Exercise brief: Output all the data exactly. Pictures do not belong in the copy.

Collected material:
______________________________
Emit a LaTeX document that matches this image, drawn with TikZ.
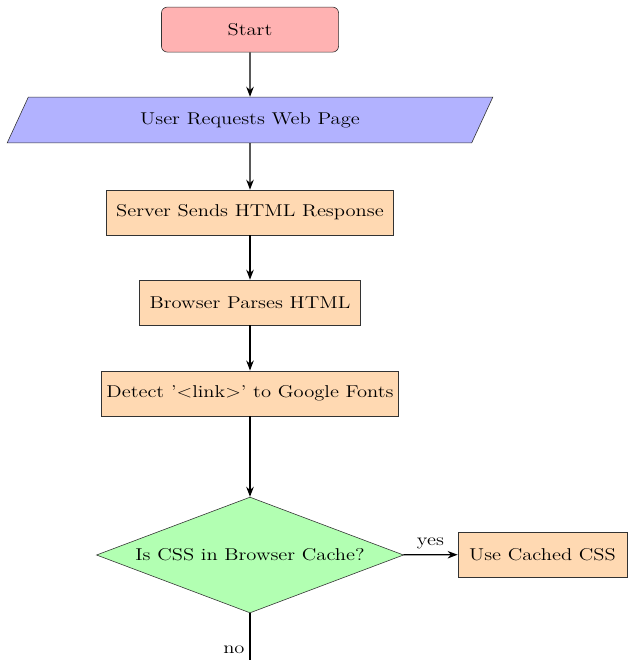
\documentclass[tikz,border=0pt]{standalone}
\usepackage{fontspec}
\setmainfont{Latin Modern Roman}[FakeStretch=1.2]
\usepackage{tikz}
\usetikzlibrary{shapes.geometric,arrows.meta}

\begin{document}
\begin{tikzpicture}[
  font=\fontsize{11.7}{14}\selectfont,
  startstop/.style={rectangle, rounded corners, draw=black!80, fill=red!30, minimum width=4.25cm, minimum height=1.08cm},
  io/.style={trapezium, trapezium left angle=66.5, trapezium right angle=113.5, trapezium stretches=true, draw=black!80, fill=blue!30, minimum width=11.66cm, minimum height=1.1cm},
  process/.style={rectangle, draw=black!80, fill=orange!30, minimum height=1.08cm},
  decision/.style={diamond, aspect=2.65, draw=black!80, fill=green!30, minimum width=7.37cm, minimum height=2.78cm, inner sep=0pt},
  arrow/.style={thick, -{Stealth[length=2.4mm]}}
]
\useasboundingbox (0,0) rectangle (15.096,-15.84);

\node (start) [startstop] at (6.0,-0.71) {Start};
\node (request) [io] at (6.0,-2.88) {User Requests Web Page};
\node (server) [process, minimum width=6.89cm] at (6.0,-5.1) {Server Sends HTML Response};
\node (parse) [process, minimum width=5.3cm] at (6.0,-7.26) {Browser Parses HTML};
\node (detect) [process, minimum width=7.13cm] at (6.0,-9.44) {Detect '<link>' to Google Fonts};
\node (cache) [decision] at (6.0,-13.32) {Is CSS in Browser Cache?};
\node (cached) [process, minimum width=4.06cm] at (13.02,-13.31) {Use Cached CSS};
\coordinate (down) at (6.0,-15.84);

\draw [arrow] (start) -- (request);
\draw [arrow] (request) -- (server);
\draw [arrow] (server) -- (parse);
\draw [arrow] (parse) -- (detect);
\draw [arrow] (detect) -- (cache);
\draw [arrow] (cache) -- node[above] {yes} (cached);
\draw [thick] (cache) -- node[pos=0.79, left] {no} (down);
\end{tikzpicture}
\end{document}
______________________________
Finished exercise:
Emit a LaTeX document that matches this image, drawn with TikZ.
\documentclass[tikz,border=0pt]{standalone}
\usepackage{fontspec}
\setmainfont{Latin Modern Roman}[FakeStretch=1.2]
\usepackage{tikz}
\usetikzlibrary{shapes.geometric,arrows.meta}

\begin{document}
\begin{tikzpicture}[
  font=\fontsize{11.7}{14}\selectfont,
  startstop/.style={rectangle, rounded corners, draw=black!80, fill=red!30, minimum width=4.25cm, minimum height=1.08cm},
  io/.style={trapezium, trapezium left angle=66.5, trapezium right angle=113.5, trapezium stretches=true, draw=black!80, fill=blue!30, minimum width=11.66cm, minimum height=1.1cm},
  process/.style={rectangle, draw=black!80, fill=orange!30, minimum height=1.08cm},
  decision/.style={diamond, aspect=2.65, draw=black!80, fill=green!30, minimum width=7.37cm, minimum height=2.78cm, inner sep=0pt},
  arrow/.style={thick, -{Stealth[length=2.4mm]}}
]
\useasboundingbox (0,0) rectangle (15.096,-15.84);

\node (start) [startstop] at (6.0,-0.71) {Start};
\node (request) [io] at (6.0,-2.88) {User Requests Web Page};
\node (server) [process, minimum width=6.89cm] at (6.0,-5.1) {Server Sends HTML Response};
\node (parse) [process, minimum width=5.3cm] at (6.0,-7.26) {Browser Parses HTML};
\node (detect) [process, minimum width=7.13cm] at (6.0,-9.44) {Detect '<link>' to Google Fonts};
\node (cache) [decision] at (6.0,-13.32) {Is CSS in Browser Cache?};
\node (cached) [process, minimum width=4.06cm] at (13.02,-13.31) {Use Cached CSS};
\coordinate (down) at (6.0,-15.84);

\draw [arrow] (start) -- (request);
\draw [arrow] (request) -- (server);
\draw [arrow] (server) -- (parse);
\draw [arrow] (parse) -- (detect);
\draw [arrow] (detect) -- (cache);
\draw [arrow] (cache) -- node[above] {yes} (cached);
\draw [thick] (cache) -- node[pos=0.79, left] {no} (down);
\end{tikzpicture}
\end{document}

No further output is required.